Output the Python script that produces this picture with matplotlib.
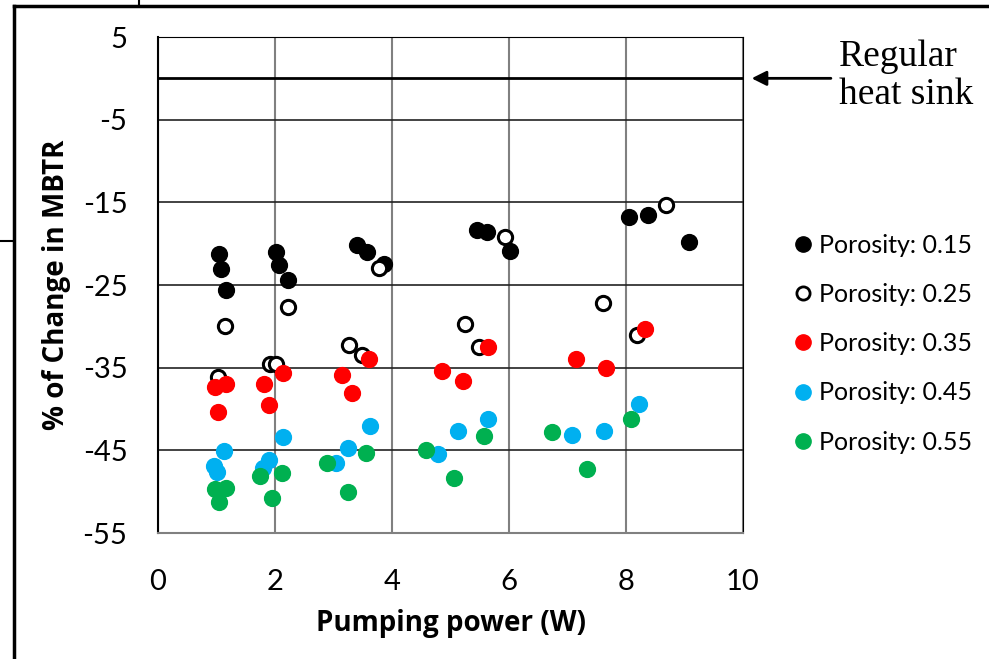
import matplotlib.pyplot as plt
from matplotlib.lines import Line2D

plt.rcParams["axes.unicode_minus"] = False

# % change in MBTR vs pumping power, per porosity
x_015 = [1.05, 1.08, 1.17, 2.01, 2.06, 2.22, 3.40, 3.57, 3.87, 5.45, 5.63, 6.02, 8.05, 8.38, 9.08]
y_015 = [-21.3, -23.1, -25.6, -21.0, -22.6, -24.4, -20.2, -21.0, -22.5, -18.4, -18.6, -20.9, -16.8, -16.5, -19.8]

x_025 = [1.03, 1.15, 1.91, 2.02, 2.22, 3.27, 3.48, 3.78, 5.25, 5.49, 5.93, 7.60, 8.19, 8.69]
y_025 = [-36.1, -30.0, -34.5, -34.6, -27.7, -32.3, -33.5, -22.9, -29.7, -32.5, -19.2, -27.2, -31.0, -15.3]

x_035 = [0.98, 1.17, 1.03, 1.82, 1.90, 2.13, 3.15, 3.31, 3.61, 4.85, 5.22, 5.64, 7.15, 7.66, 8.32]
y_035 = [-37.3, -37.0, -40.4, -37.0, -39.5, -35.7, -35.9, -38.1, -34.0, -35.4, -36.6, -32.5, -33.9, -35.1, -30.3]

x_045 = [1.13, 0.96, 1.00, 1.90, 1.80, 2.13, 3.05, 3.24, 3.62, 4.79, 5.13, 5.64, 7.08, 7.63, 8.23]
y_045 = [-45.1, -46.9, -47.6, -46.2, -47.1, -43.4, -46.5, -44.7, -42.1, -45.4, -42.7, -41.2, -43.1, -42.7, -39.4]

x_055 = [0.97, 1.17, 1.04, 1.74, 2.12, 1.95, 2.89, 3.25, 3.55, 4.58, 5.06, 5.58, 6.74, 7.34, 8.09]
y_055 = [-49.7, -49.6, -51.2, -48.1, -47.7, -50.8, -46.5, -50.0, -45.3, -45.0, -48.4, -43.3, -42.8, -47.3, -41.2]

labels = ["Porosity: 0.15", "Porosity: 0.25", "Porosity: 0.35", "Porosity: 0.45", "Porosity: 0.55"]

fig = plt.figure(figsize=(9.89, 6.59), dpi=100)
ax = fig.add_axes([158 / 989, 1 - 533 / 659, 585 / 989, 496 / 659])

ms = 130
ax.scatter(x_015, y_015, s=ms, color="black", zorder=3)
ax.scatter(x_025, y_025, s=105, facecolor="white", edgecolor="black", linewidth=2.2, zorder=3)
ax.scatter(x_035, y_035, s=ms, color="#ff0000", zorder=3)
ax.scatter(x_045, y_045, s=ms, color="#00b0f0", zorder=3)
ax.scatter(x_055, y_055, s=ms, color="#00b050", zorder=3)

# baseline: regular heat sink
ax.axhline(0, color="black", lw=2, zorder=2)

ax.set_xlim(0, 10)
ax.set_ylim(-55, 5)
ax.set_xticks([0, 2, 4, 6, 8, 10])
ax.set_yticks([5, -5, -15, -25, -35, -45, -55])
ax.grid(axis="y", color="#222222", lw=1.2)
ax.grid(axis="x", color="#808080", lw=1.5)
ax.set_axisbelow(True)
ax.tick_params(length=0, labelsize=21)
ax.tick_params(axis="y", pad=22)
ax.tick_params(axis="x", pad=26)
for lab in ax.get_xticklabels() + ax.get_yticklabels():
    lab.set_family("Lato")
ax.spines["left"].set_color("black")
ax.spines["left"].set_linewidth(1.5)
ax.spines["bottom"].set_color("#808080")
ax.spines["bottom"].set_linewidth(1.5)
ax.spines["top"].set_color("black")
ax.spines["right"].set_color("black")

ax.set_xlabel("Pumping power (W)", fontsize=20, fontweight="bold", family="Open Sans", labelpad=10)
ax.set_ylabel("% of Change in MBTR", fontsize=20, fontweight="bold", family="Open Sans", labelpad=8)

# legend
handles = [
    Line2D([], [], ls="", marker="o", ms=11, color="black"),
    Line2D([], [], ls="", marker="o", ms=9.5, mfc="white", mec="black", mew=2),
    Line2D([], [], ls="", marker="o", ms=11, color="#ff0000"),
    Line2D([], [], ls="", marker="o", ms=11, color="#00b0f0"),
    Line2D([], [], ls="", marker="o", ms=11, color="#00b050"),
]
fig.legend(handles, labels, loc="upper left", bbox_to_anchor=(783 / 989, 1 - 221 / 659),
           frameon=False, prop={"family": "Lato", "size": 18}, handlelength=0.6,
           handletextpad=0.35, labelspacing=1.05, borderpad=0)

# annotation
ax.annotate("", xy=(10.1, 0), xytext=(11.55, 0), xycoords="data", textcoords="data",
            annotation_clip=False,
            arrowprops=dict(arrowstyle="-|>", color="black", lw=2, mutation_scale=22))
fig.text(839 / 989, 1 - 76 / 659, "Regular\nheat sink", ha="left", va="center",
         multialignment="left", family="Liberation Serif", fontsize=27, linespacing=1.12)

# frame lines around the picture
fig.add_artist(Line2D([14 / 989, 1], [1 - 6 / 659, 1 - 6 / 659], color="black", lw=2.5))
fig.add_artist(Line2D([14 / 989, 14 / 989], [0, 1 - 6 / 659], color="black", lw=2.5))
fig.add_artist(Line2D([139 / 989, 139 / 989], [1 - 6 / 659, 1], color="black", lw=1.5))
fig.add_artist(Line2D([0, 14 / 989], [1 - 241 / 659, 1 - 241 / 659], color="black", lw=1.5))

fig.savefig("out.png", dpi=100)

++++++++++++++++++++

• **WRITTEN INSTRUCTION**: Write out the listing above again, exactly, but with no pictures in the copy.

• **COMPLETED EXERCISE**:
Output the Python script that produces this picture with matplotlib.
import matplotlib.pyplot as plt
from matplotlib.lines import Line2D

plt.rcParams["axes.unicode_minus"] = False

# % change in MBTR vs pumping power, per porosity
x_015 = [1.05, 1.08, 1.17, 2.01, 2.06, 2.22, 3.40, 3.57, 3.87, 5.45, 5.63, 6.02, 8.05, 8.38, 9.08]
y_015 = [-21.3, -23.1, -25.6, -21.0, -22.6, -24.4, -20.2, -21.0, -22.5, -18.4, -18.6, -20.9, -16.8, -16.5, -19.8]

x_025 = [1.03, 1.15, 1.91, 2.02, 2.22, 3.27, 3.48, 3.78, 5.25, 5.49, 5.93, 7.60, 8.19, 8.69]
y_025 = [-36.1, -30.0, -34.5, -34.6, -27.7, -32.3, -33.5, -22.9, -29.7, -32.5, -19.2, -27.2, -31.0, -15.3]

x_035 = [0.98, 1.17, 1.03, 1.82, 1.90, 2.13, 3.15, 3.31, 3.61, 4.85, 5.22, 5.64, 7.15, 7.66, 8.32]
y_035 = [-37.3, -37.0, -40.4, -37.0, -39.5, -35.7, -35.9, -38.1, -34.0, -35.4, -36.6, -32.5, -33.9, -35.1, -30.3]

x_045 = [1.13, 0.96, 1.00, 1.90, 1.80, 2.13, 3.05, 3.24, 3.62, 4.79, 5.13, 5.64, 7.08, 7.63, 8.23]
y_045 = [-45.1, -46.9, -47.6, -46.2, -47.1, -43.4, -46.5, -44.7, -42.1, -45.4, -42.7, -41.2, -43.1, -42.7, -39.4]

x_055 = [0.97, 1.17, 1.04, 1.74, 2.12, 1.95, 2.89, 3.25, 3.55, 4.58, 5.06, 5.58, 6.74, 7.34, 8.09]
y_055 = [-49.7, -49.6, -51.2, -48.1, -47.7, -50.8, -46.5, -50.0, -45.3, -45.0, -48.4, -43.3, -42.8, -47.3, -41.2]

labels = ["Porosity: 0.15", "Porosity: 0.25", "Porosity: 0.35", "Porosity: 0.45", "Porosity: 0.55"]

fig = plt.figure(figsize=(9.89, 6.59), dpi=100)
ax = fig.add_axes([158 / 989, 1 - 533 / 659, 585 / 989, 496 / 659])

ms = 130
ax.scatter(x_015, y_015, s=ms, color="black", zorder=3)
ax.scatter(x_025, y_025, s=105, facecolor="white", edgecolor="black", linewidth=2.2, zorder=3)
ax.scatter(x_035, y_035, s=ms, color="#ff0000", zorder=3)
ax.scatter(x_045, y_045, s=ms, color="#00b0f0", zorder=3)
ax.scatter(x_055, y_055, s=ms, color="#00b050", zorder=3)

# baseline: regular heat sink
ax.axhline(0, color="black", lw=2, zorder=2)

ax.set_xlim(0, 10)
ax.set_ylim(-55, 5)
ax.set_xticks([0, 2, 4, 6, 8, 10])
ax.set_yticks([5, -5, -15, -25, -35, -45, -55])
ax.grid(axis="y", color="#222222", lw=1.2)
ax.grid(axis="x", color="#808080", lw=1.5)
ax.set_axisbelow(True)
ax.tick_params(length=0, labelsize=21)
ax.tick_params(axis="y", pad=22)
ax.tick_params(axis="x", pad=26)
for lab in ax.get_xticklabels() + ax.get_yticklabels():
    lab.set_family("Lato")
ax.spines["left"].set_color("black")
ax.spines["left"].set_linewidth(1.5)
ax.spines["bottom"].set_color("#808080")
ax.spines["bottom"].set_linewidth(1.5)
ax.spines["top"].set_color("black")
ax.spines["right"].set_color("black")

ax.set_xlabel("Pumping power (W)", fontsize=20, fontweight="bold", family="Open Sans", labelpad=10)
ax.set_ylabel("% of Change in MBTR", fontsize=20, fontweight="bold", family="Open Sans", labelpad=8)

# legend
handles = [
    Line2D([], [], ls="", marker="o", ms=11, color="black"),
    Line2D([], [], ls="", marker="o", ms=9.5, mfc="white", mec="black", mew=2),
    Line2D([], [], ls="", marker="o", ms=11, color="#ff0000"),
    Line2D([], [], ls="", marker="o", ms=11, color="#00b0f0"),
    Line2D([], [], ls="", marker="o", ms=11, color="#00b050"),
]
fig.legend(handles, labels, loc="upper left", bbox_to_anchor=(783 / 989, 1 - 221 / 659),
           frameon=False, prop={"family": "Lato", "size": 18}, handlelength=0.6,
           handletextpad=0.35, labelspacing=1.05, borderpad=0)

# annotation
ax.annotate("", xy=(10.1, 0), xytext=(11.55, 0), xycoords="data", textcoords="data",
            annotation_clip=False,
            arrowprops=dict(arrowstyle="-|>", color="black", lw=2, mutation_scale=22))
fig.text(839 / 989, 1 - 76 / 659, "Regular\nheat sink", ha="left", va="center",
         multialignment="left", family="Liberation Serif", fontsize=27, linespacing=1.12)

# frame lines around the picture
fig.add_artist(Line2D([14 / 989, 1], [1 - 6 / 659, 1 - 6 / 659], color="black", lw=2.5))
fig.add_artist(Line2D([14 / 989, 14 / 989], [0, 1 - 6 / 659], color="black", lw=2.5))
fig.add_artist(Line2D([139 / 989, 139 / 989], [1 - 6 / 659, 1], color="black", lw=1.5))
fig.add_artist(Line2D([0, 14 / 989], [1 - 241 / 659, 1 - 241 / 659], color="black", lw=1.5))

fig.savefig("out.png", dpi=100)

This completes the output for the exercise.